§ Set problem: Exactly as written, write out the lines below from the first to the one containing "current = [0, 10, 20, 40, 60, 80, 100, 120]", inclusive. Pictures do not belong in the copy.

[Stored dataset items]
★ ★ ★

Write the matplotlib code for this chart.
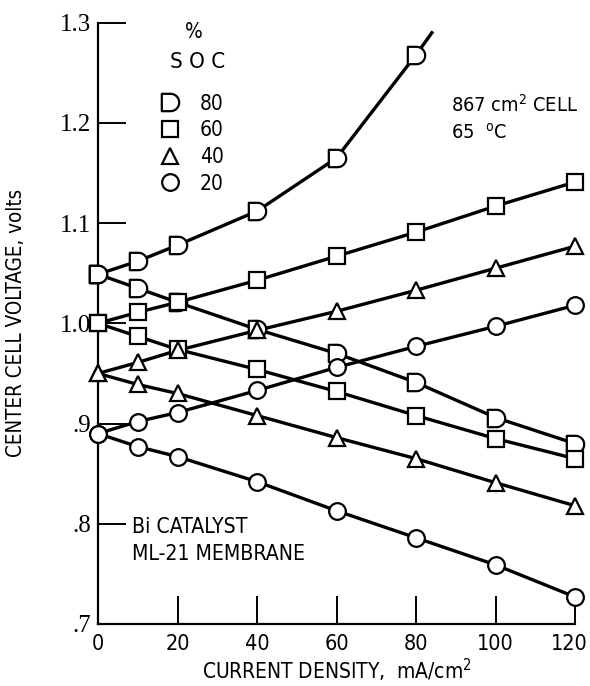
import numpy as np
import matplotlib
matplotlib.use("Agg")
import matplotlib.pyplot as plt
from matplotlib import font_manager
from matplotlib.path import Path
from matplotlib.lines import Line2D
from matplotlib.transforms import ScaledTranslation

# current density, mA/cm2
current = [0, 10, 20, 40, 60, 80, 100, 120]

# center cell voltage (V) per state of charge; "up" = charge, "down" = discharge
soc80_up = [1.049, 1.062, 1.078, 1.112, 1.165, 1.268]
soc80_up_tail_x = [80, 84]
soc80_up_tail_v = [1.268, 1.290]
soc80_down = [1.049, 1.035, 1.021, 0.994, 0.970, 0.941, 0.906, 0.880]
soc60_up = [1.000, 1.011, 1.021, 1.043, 1.067, 1.091, 1.117, 1.141]
soc60_down = [1.000, 0.987, 0.974, 0.954, 0.932, 0.908, 0.885, 0.865]
soc40_up = [0.950, 0.961, 0.973, 0.993, 1.012, 1.033, 1.055, 1.077]
soc40_down = [0.950, 0.939, 0.930, 0.908, 0.886, 0.865, 0.841, 0.818]
soc20_up = [0.890, 0.902, 0.911, 0.933, 0.956, 0.977, 0.997, 1.018]
soc20_down = [0.890, 0.877, 0.867, 0.842, 0.813, 0.786, 0.759, 0.727]

soc_labels = ["80", "60", "40", "20"]
y_ticks = [0.7, 0.8, 0.9, 1.0, 1.1, 1.2, 1.3]
y_ticklabels = [".7", ".8", ".9", "1.0", "1.1", "1.2", "1.3"]
x_ticks = [0, 20, 40, 60, 80, 100, 120]

# look for a condensed / narrow sans face, else use Roboto a bit smaller
sans, stretch, scale = "Roboto", "normal", 0.9
for f in font_manager.fontManager.ttflist:
    st = str(f.stretch)
    if ("Condensed" in f.name or "Narrow" in f.name or st in ("condensed", "semi-condensed")) \
            and "Mono" not in f.name and "Serif" not in f.name and f.weight in (400, "normal", "regular"):
        sans, stretch, scale = f.name, st, 1.0
        break
plt.rcParams["font.family"] = [sans, "DejaVu Sans"]
plt.rcParams["font.stretch"] = stretch
plt.rcParams["mathtext.fontset"] = "custom"
plt.rcParams["mathtext.rm"] = sans
plt.rcParams["mathtext.it"] = sans
plt.rcParams["mathtext.sf"] = sans

# "D" shaped marker: flat left side, round right side
t = np.linspace(-np.pi / 2, np.pi / 2, 30)
verts = [(-0.5, -0.5)] + list(zip(0.5 * np.cos(t), 0.5 * np.sin(t))) + [(-0.5, 0.5), (-0.5, -0.5)]
codes = [Path.MOVETO] + [Path.LINETO] * (len(verts) - 2) + [Path.CLOSEPOLY]
d_marker = Path(verts, codes)

fig = plt.figure(figsize=(5.9, 6.86), dpi=100)
ax = fig.add_axes([0.1661, 0.0904, 0.8085, 0.8765])

series = [
    (current[:len(soc80_up)], soc80_up, d_marker),
    (current, soc80_down, d_marker),
    (current, soc60_up, "s"),
    (current, soc60_down, "s"),
    (current, soc40_up, "^"),
    (current, soc40_down, "^"),
    (current, soc20_up, "o"),
    (current, soc20_down, "o"),
]

lw = 2.4
for x, v, m in series:
    ax.plot(x, v, color="black", lw=lw, zorder=2, clip_on=False)
ax.plot(soc80_up_tail_x, soc80_up_tail_v, color="black", lw=lw, zorder=2, clip_on=False)

sizes = {"s": 11, "^": 12, "o": 12}


def msize(m):
    return sizes[m] if isinstance(m, str) else 12.5


for x, v, m in series:
    ax.plot(x, v, ls="none", marker=m, ms=msize(m), mfc="white", mec="black",
            mew=1.6, zorder=3, clip_on=False)

ax.set_xlim(0, 120)
ax.set_ylim(0.7, 1.3)
ax.spines["top"].set_visible(False)
ax.spines["right"].set_visible(False)
for s in ("left", "bottom"):
    ax.spines[s].set_linewidth(1.6)

ax.set_xticks(x_ticks)
ax.set_xticklabels([str(v) for v in x_ticks])
ax.set_yticks(y_ticks)
ax.set_yticklabels(y_ticklabels, family="Liberation Serif", fontsize=18)
ax.tick_params(axis="both", direction="in", length=20, width=1.4)
ax.tick_params(axis="x", labelsize=15.5 * scale, pad=7)
ax.tick_params(axis="y", pad=5)

# keep the last x label inside the figure
last = ax.get_xticklabels()[-1]
last.set_transform(last.get_transform() + ScaledTranslation(-4 / 72, 0, fig.dpi_scale_trans))

ax.set_xlabel("CURRENT DENSITY,  mA/cm$^2$", fontsize=15 * scale, labelpad=2)
ax.set_ylabel("CENTER CELL VOLTAGE, volts", fontsize=14.8 * scale)
ax.yaxis.set_label_coords(-0.150, 0.5)

# legend for state of charge
ax.text(0.2, 0.985, "%", transform=ax.transAxes, fontsize=15 * scale, ha="center", va="center")
ax.text(0.208, 0.935, "S O C", transform=ax.transAxes, fontsize=16 * scale, ha="center", va="center")
handles = [Line2D([], [], ls="none", marker=m, ms=msize(m), mfc="white", mec="black", mew=1.6)
           for m in (d_marker, "s", "^", "o")]
ax.legend(handles, soc_labels, loc="upper left", bbox_to_anchor=(0.13, 0.882),
          frameon=False, fontsize=15 * scale, handletextpad=0.9, labelspacing=0.32,
          handlelength=1.0, borderpad=0.0, borderaxespad=0.0)

ax.text(88.7, 1.218, "867 cm$^2$ CELL", fontsize=14.3 * scale, va="center", ha="left")
ax.text(88.7, 1.190, "65  $^{\\mathrm{o}}$C", fontsize=14.3 * scale, va="center", ha="left")
ax.text(8.6, 0.797, "Bi CATALYST", fontsize=15.2 * scale, va="center", ha="left")
ax.text(8.6, 0.770, "ML-21 MEMBRANE", fontsize=15.2 * scale, va="center", ha="left")

fig.savefig("out.png", dpi=100, facecolor="white")
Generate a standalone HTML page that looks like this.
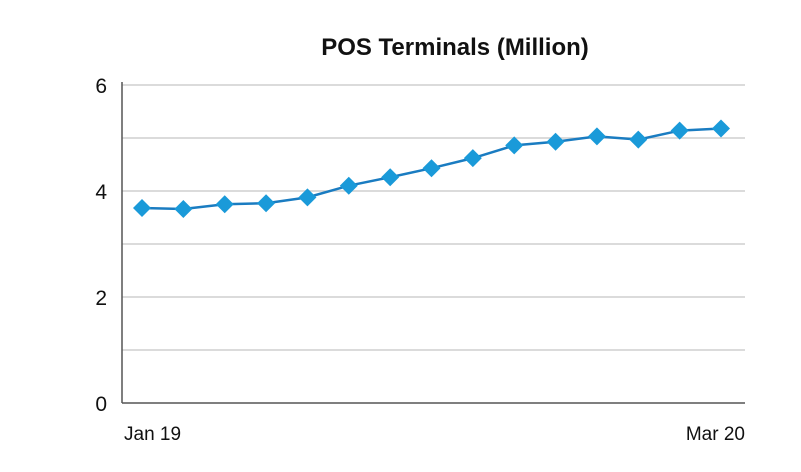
<!DOCTYPE html>
<html><head><meta charset="utf-8"><style>
html,body{margin:0;padding:0;background:#fff;}
svg{display:block;font-family:"Liberation Sans",sans-serif;}
</style></head><body>
<svg id="chart" width="801" height="472">
<text x="455" y="55" text-anchor="middle" font-size="24" font-weight="bold" fill="#111">POS Terminals (Million)</text>
<g id="grid"></g><g id="series"></g>
</svg>
<script>
const categories=["Jan 19","Feb 19","Mar 19","Apr 19","May 19","Jun 19","Jul 19","Aug 19","Sep 19","Oct 19","Nov 19","Dec 19","Jan 20","Feb 20","Mar 20"];
const values=[3.68,3.66,3.75,3.77,3.88,4.1,4.26,4.43,4.62,4.86,4.93,5.03,4.97,5.14,5.18];
const yTicks=[0,1,2,3,4,5,6];
const yLabels=["0","","2","","4","","6"];
const NS="http://www.w3.org/2000/svg";
const x0=122,x1=745,y0=403,y6=85,px0=142,px1=721;
const xs=i=>px0+(px1-px0)*i/(categories.length-1);
const ys=v=>y0-(y0-y6)*v/6;
function mk(t,a,p){const e=document.createElementNS(NS,t);for(const k in a)e.setAttribute(k,a[k]);p.appendChild(e);return e;}
const g=document.getElementById('grid'),s=document.getElementById('series');
yTicks.forEach((t,i)=>{
 if(t>0){const l=mk('line',{x1:x0,x2:x1,y1:ys(t),y2:ys(t),stroke:'#cfcfcf','stroke-width':1.5},g);
 
 }
 if(yLabels[i]){const tx=mk('text',{x:107,y:ys(t)+8,'text-anchor':'end','font-size':21,fill:'#111'},g);tx.textContent=yLabels[i];
 
 }
});
const ax=mk('line',{x1:x0,x2:x0,y1:y6-3,y2:y0,stroke:'#555','stroke-width':1.5},g);


const bx=mk('line',{x1:x0,x2:x1,y1:y0,y2:y0,stroke:'#555','stroke-width':1.5},g);


[[0,'start',124],[categories.length-1,'end',745]].forEach(([i,a,x])=>{
 const tx=mk('text',{x:x,y:440,'text-anchor':a,'font-size':19,fill:'#111'},g);tx.textContent=categories[i];
 
 
});
const pl=mk('polyline',{points:values.map((v,i)=>xs(i)+','+ys(v)).join(' '),fill:'none',stroke:'#1a7cc1','stroke-width':2.5},s);


values.forEach((v,i)=>{
 const x=xs(i),y=ys(v),r=9;
 const p=mk('polygon',{points:`${x},${y-r} ${x+r},${y} ${x},${y+r} ${x-r},${y}`,fill:'#1a9ad9'},s);
 
 
});
</script>
</body></html>
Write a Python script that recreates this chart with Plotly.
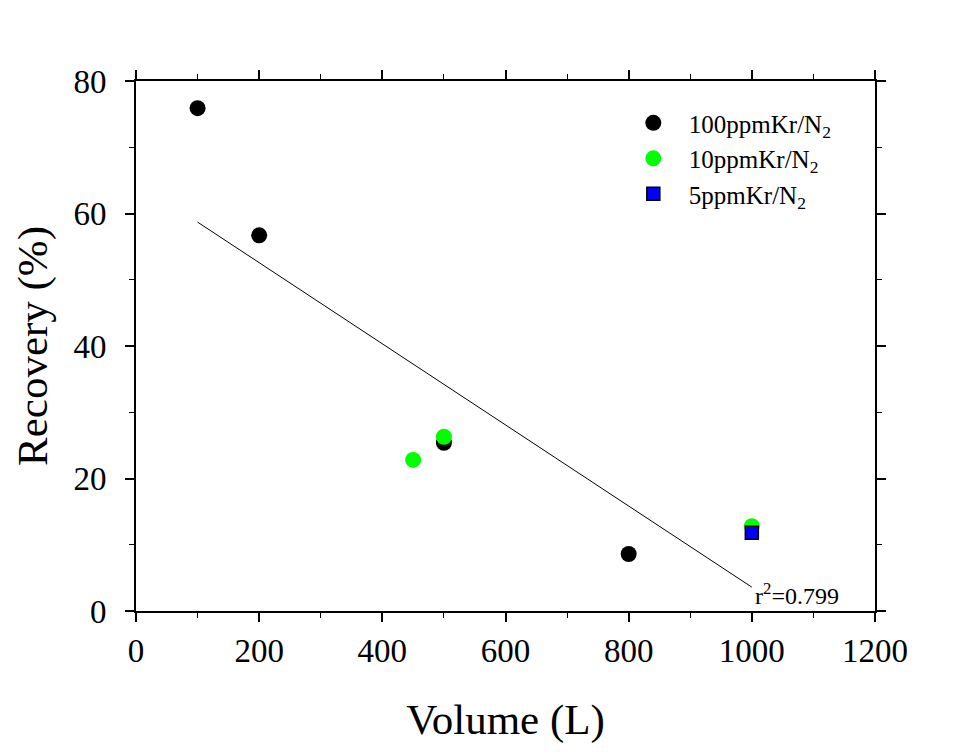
import plotly.graph_objects as go

# data
vol_100 = [100, 200, 500, 800]
rec_100 = [75.9, 56.7, 25.4, 8.6]
vol_10 = [450, 500, 1000]
rec_10 = [22.8, 26.3, 12.8]
vol_5 = [1000]
rec_5 = [11.8]
fit_x = [100, 1000]
fit_y = [58.7, 3.6]
r2_label = "r<sup>2</sup>=0.799"

serif = "Liberation Serif, Times New Roman, serif"

fig = go.Figure()
fig.add_trace(go.Scatter(x=fit_x, y=fit_y, mode='lines', line=dict(color='black', width=1),
                         showlegend=False, hoverinfo='skip'))
fig.add_trace(go.Scatter(x=vol_100, y=rec_100, mode='markers', name='100ppmKr/N<sub>2</sub>',
                         marker=dict(symbol='circle', size=16, color='black')))
fig.add_trace(go.Scatter(x=vol_10, y=rec_10, mode='markers', name='10ppmKr/N<sub>2</sub>',
                         marker=dict(symbol='circle', size=16, color='#00ff00')))
fig.add_trace(go.Scatter(x=vol_5, y=rec_5, mode='markers', name='5ppmKr/N<sub>2</sub>',
                         marker=dict(symbol='square', size=13, color='#0000ff',
                                     line=dict(color='black', width=1.5))))

fig.add_annotation(x=1002, y=2.6, xref='x', yref='y', text=r2_label, showarrow=False,
                   xanchor='left', yanchor='middle', font=dict(family=serif, size=24, color='black'))

axis_common = dict(showline=True, linecolor='black', linewidth=2, mirror='ticks',
                   ticks='outside', ticklen=9, tickwidth=1.5, tickcolor='black',
                   showgrid=False, zeroline=False,
                   tickfont=dict(family=serif, size=33, color='black'))

fig.update_xaxes(range=[0, 1200], tick0=0, dtick=200,
                 minor=dict(dtick=100, ticks='outside', ticklen=5, tickcolor='black', tickwidth=1),
                 title=dict(text='Volume (L)', font=dict(family=serif, size=43, color='black'), standoff=36),
                 **axis_common)
fig.update_yaxes(range=[0, 80], tick0=0, dtick=20, ticklabelstandoff=12,
                 minor=dict(dtick=10, ticks='outside', ticklen=5, tickcolor='black', tickwidth=1),
                 title=dict(text='Recovery (%)', font=dict(family=serif, size=43, color='black'), standoff=12),
                 **axis_common)

# page body adds an 8px offset, so the figure is made 8px smaller
fig.update_layout(
    width=949, height=744,
    margin=dict(l=128, r=82, t=73, b=141),
    plot_bgcolor='white', paper_bgcolor='white',
    legend=dict(x=0.652, y=0.964, xanchor='left', yanchor='top', bgcolor='rgba(0,0,0,0)',
                itemwidth=61, font=dict(family=serif, size=25, color='black'), tracegroupgap=6),
)

fig.write_html("out.html")
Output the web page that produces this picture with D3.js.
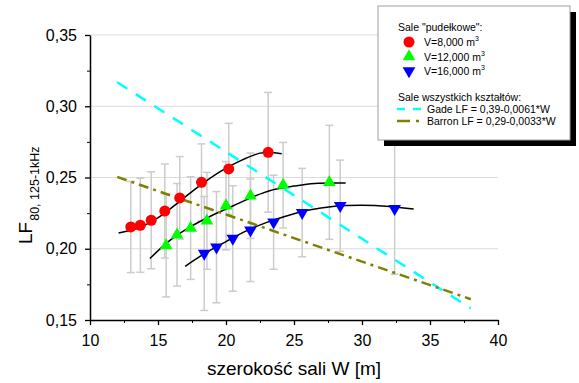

★ ★ ★

§ Final result:
Write the matplotlib code for this chart.
import numpy as np
import matplotlib
matplotlib.use("Agg")
import matplotlib.pyplot as plt
from matplotlib import font_manager
from matplotlib.path import Path
from matplotlib.lines import Line2D
from matplotlib.transforms import ScaledTranslation

# current density, mA/cm2
current = [0, 10, 20, 40, 60, 80, 100, 120]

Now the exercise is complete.